What needs to be done:
Retype each line exactly. Skip images.

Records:
»»

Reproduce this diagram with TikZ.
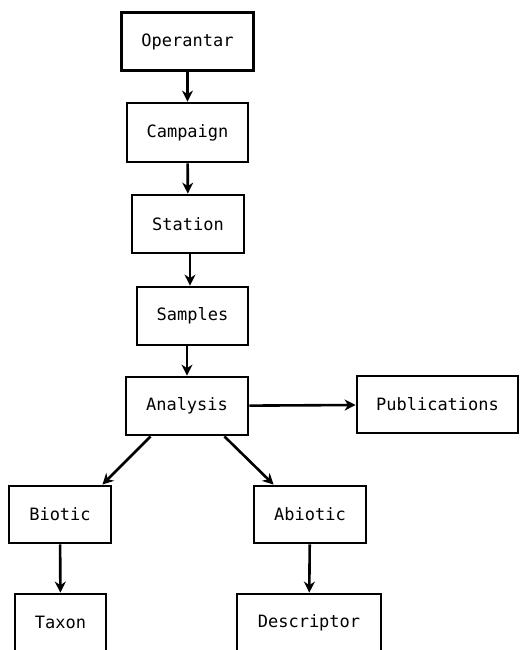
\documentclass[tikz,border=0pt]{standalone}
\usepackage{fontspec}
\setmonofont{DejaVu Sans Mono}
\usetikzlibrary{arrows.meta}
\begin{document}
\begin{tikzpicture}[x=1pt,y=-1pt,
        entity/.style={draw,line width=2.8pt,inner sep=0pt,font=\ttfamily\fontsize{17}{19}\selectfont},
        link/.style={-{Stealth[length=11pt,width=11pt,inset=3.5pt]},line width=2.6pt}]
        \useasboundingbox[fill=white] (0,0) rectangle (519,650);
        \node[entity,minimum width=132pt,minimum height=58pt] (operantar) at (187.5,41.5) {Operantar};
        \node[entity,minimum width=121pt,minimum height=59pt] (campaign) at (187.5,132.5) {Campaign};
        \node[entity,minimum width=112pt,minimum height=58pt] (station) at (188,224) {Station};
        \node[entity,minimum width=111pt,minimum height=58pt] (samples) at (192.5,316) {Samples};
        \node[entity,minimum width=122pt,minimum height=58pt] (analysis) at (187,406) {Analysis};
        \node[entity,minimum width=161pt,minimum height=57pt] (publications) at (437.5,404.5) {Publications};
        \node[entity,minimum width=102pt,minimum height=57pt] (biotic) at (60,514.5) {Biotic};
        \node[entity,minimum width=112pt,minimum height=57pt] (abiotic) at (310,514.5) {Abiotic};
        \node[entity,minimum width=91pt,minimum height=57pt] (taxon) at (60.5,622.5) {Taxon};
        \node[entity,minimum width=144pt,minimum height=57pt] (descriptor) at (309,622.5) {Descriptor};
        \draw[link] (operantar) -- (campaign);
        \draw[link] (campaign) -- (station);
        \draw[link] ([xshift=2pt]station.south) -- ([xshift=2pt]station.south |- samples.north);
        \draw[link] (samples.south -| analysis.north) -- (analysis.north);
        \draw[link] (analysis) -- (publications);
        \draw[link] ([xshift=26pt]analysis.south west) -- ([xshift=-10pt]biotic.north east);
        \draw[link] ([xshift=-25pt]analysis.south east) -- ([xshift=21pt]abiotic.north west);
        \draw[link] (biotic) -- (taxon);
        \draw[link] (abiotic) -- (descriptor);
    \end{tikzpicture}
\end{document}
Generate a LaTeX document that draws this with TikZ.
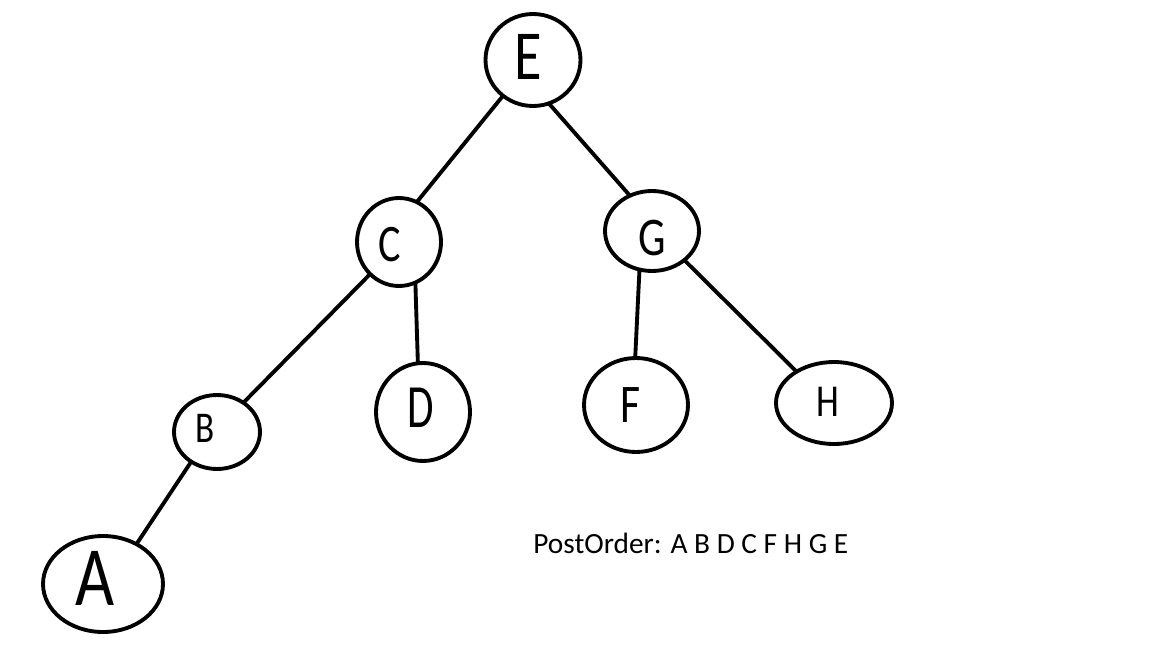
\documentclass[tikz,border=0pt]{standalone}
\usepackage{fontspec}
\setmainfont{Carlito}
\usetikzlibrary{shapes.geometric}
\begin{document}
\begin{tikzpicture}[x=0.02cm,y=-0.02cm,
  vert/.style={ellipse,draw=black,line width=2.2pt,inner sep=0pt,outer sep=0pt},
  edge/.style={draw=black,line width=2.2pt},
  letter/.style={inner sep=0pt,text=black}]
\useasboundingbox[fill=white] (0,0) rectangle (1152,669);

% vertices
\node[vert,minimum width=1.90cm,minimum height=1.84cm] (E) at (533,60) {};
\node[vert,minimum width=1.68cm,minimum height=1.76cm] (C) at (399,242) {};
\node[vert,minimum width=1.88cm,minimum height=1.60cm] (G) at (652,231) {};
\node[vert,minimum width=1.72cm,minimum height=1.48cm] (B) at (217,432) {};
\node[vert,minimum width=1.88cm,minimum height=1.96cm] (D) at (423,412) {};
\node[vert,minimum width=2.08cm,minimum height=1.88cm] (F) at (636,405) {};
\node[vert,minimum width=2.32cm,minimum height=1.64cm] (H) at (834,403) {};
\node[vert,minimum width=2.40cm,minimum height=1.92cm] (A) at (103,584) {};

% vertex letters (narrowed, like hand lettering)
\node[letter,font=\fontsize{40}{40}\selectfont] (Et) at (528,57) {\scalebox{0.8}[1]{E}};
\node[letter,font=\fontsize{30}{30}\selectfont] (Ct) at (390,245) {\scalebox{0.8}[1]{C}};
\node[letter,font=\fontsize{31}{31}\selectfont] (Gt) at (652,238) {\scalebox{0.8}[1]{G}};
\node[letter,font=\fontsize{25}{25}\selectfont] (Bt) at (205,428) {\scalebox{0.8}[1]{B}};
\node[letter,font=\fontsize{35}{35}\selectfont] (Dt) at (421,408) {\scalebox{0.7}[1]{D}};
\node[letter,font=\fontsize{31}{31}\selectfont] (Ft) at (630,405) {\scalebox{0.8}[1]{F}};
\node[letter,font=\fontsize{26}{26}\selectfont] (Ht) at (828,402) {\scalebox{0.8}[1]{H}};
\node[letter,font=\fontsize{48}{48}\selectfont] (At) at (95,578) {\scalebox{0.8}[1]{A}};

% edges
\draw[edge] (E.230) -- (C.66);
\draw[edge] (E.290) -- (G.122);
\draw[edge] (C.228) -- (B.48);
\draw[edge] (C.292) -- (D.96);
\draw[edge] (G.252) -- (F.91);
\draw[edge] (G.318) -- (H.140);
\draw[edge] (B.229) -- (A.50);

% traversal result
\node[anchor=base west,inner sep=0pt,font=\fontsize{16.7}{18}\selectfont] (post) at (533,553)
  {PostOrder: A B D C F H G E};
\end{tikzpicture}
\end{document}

««

Solution to this problem:
Reproduce this diagram with TikZ.
\documentclass[tikz,border=0pt]{standalone}
\usepackage{fontspec}
\setmonofont{DejaVu Sans Mono}
\usetikzlibrary{arrows.meta}
\begin{document}
\begin{tikzpicture}[x=1pt,y=-1pt,
        entity/.style={draw,line width=2.8pt,inner sep=0pt,font=\ttfamily\fontsize{17}{19}\selectfont},
        link/.style={-{Stealth[length=11pt,width=11pt,inset=3.5pt]},line width=2.6pt}]
        \useasboundingbox[fill=white] (0,0) rectangle (519,650);
        \node[entity,minimum width=132pt,minimum height=58pt] (operantar) at (187.5,41.5) {Operantar};
        \node[entity,minimum width=121pt,minimum height=59pt] (campaign) at (187.5,132.5) {Campaign};
        \node[entity,minimum width=112pt,minimum height=58pt] (station) at (188,224) {Station};
        \node[entity,minimum width=111pt,minimum height=58pt] (samples) at (192.5,316) {Samples};
        \node[entity,minimum width=122pt,minimum height=58pt] (analysis) at (187,406) {Analysis};
        \node[entity,minimum width=161pt,minimum height=57pt] (publications) at (437.5,404.5) {Publications};
        \node[entity,minimum width=102pt,minimum height=57pt] (biotic) at (60,514.5) {Biotic};
        \node[entity,minimum width=112pt,minimum height=57pt] (abiotic) at (310,514.5) {Abiotic};
        \node[entity,minimum width=91pt,minimum height=57pt] (taxon) at (60.5,622.5) {Taxon};
        \node[entity,minimum width=144pt,minimum height=57pt] (descriptor) at (309,622.5) {Descriptor};
        \draw[link] (operantar) -- (campaign);
        \draw[link] (campaign) -- (station);
        \draw[link] ([xshift=2pt]station.south) -- ([xshift=2pt]station.south |- samples.north);
        \draw[link] (samples.south -| analysis.north) -- (analysis.north);
        \draw[link] (analysis) -- (publications);
        \draw[link] ([xshift=26pt]analysis.south west) -- ([xshift=-10pt]biotic.north east);
        \draw[link] ([xshift=-25pt]analysis.south east) -- ([xshift=21pt]abiotic.north west);
        \draw[link] (biotic) -- (taxon);
        \draw[link] (abiotic) -- (descriptor);
    \end{tikzpicture}
\end{document}
Generate a LaTeX document that draws this with TikZ.
\documentclass[tikz,border=0pt]{standalone}
\usepackage{fontspec}
\setmainfont{Carlito}
\usetikzlibrary{shapes.geometric}
\begin{document}
\begin{tikzpicture}[x=0.02cm,y=-0.02cm,
  vert/.style={ellipse,draw=black,line width=2.2pt,inner sep=0pt,outer sep=0pt},
  edge/.style={draw=black,line width=2.2pt},
  letter/.style={inner sep=0pt,text=black}]
\useasboundingbox[fill=white] (0,0) rectangle (1152,669);

% vertices
\node[vert,minimum width=1.90cm,minimum height=1.84cm] (E) at (533,60) {};
\node[vert,minimum width=1.68cm,minimum height=1.76cm] (C) at (399,242) {};
\node[vert,minimum width=1.88cm,minimum height=1.60cm] (G) at (652,231) {};
\node[vert,minimum width=1.72cm,minimum height=1.48cm] (B) at (217,432) {};
\node[vert,minimum width=1.88cm,minimum height=1.96cm] (D) at (423,412) {};
\node[vert,minimum width=2.08cm,minimum height=1.88cm] (F) at (636,405) {};
\node[vert,minimum width=2.32cm,minimum height=1.64cm] (H) at (834,403) {};
\node[vert,minimum width=2.40cm,minimum height=1.92cm] (A) at (103,584) {};

% vertex letters (narrowed, like hand lettering)
\node[letter,font=\fontsize{40}{40}\selectfont] (Et) at (528,57) {\scalebox{0.8}[1]{E}};
\node[letter,font=\fontsize{30}{30}\selectfont] (Ct) at (390,245) {\scalebox{0.8}[1]{C}};
\node[letter,font=\fontsize{31}{31}\selectfont] (Gt) at (652,238) {\scalebox{0.8}[1]{G}};
\node[letter,font=\fontsize{25}{25}\selectfont] (Bt) at (205,428) {\scalebox{0.8}[1]{B}};
\node[letter,font=\fontsize{35}{35}\selectfont] (Dt) at (421,408) {\scalebox{0.7}[1]{D}};
\node[letter,font=\fontsize{31}{31}\selectfont] (Ft) at (630,405) {\scalebox{0.8}[1]{F}};
\node[letter,font=\fontsize{26}{26}\selectfont] (Ht) at (828,402) {\scalebox{0.8}[1]{H}};
\node[letter,font=\fontsize{48}{48}\selectfont] (At) at (95,578) {\scalebox{0.8}[1]{A}};

% edges
\draw[edge] (E.230) -- (C.66);
\draw[edge] (E.290) -- (G.122);
\draw[edge] (C.228) -- (B.48);
\draw[edge] (C.292) -- (D.96);
\draw[edge] (G.252) -- (F.91);
\draw[edge] (G.318) -- (H.140);
\draw[edge] (B.229) -- (A.50);

% traversal result
\node[anchor=base west,inner sep=0pt,font=\fontsize{16.7}{18}\selectfont] (post) at (533,553)
  {PostOrder: A B D C F H G E};
\end{tikzpicture}
\end{document}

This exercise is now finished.